For the students of colleges that close after they graduate, it can feel like an important link is broken. Nicole Muschinski, who majored in environmental studies and sociology/anthropology at Green Mountain College, was in Amsterdam last year when she got the news that her alma mater would be closing its doors. “I was surprised, but at the same time I was not,” says Ms. Muschinski, who had been aware that the school had been experiencing financial problems.
Muschinski, who says she just started working “very part time” for Missouri Interfaith Power and Light, an organization that promotes religious response to climate change, says that her school’s closing comes at a time when the world needs more schools like it. “We need places that offer education in sustainability and in environmental studies and environmental justice,” she says. “The fact that it can’t stay open because it can’t afford to stay open is really unfortunate.”
“This hit everybody out of the blue,” says a business owner near Green Mountain College whose establishment is heavily patronized by students and their parents. “It’s definitely going to affect my business.”
The owner, who asked to remain anonymous, lamented the lack of communication between the college and the town in the years leading up to Green Mountain’s closure.
For Wootton, vulnerable schools might seek financial safety in numbers: “In other words, partnerships.
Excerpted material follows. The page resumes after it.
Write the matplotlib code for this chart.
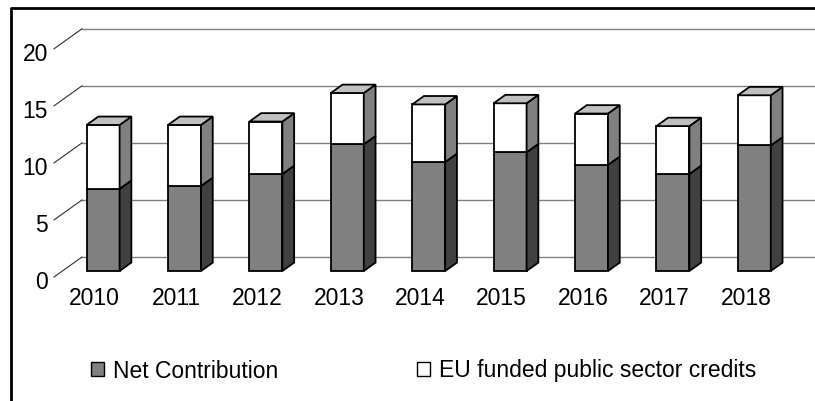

Partnerships with equals.”
Partnering with peers was Hampshire’s original plan, and today the school hopes to partner with a more financially secure institution, although none have so far stepped forward.
“I’m hopeful that Hampshire will be the bellwether for the model for how small colleges can survive going into the future,” says Bockelman. “If any college can transform to take on the challenges of higher education, it’s Hampshire College.”
[Editor's note: An earlier version misstated the year that Ms. West graduated from Hampshire College, where classes are named for the year they matriculate, not the year they graduate.]
[Editor's note: This story has been updated to reflect the closing of the College of St. Joseph.]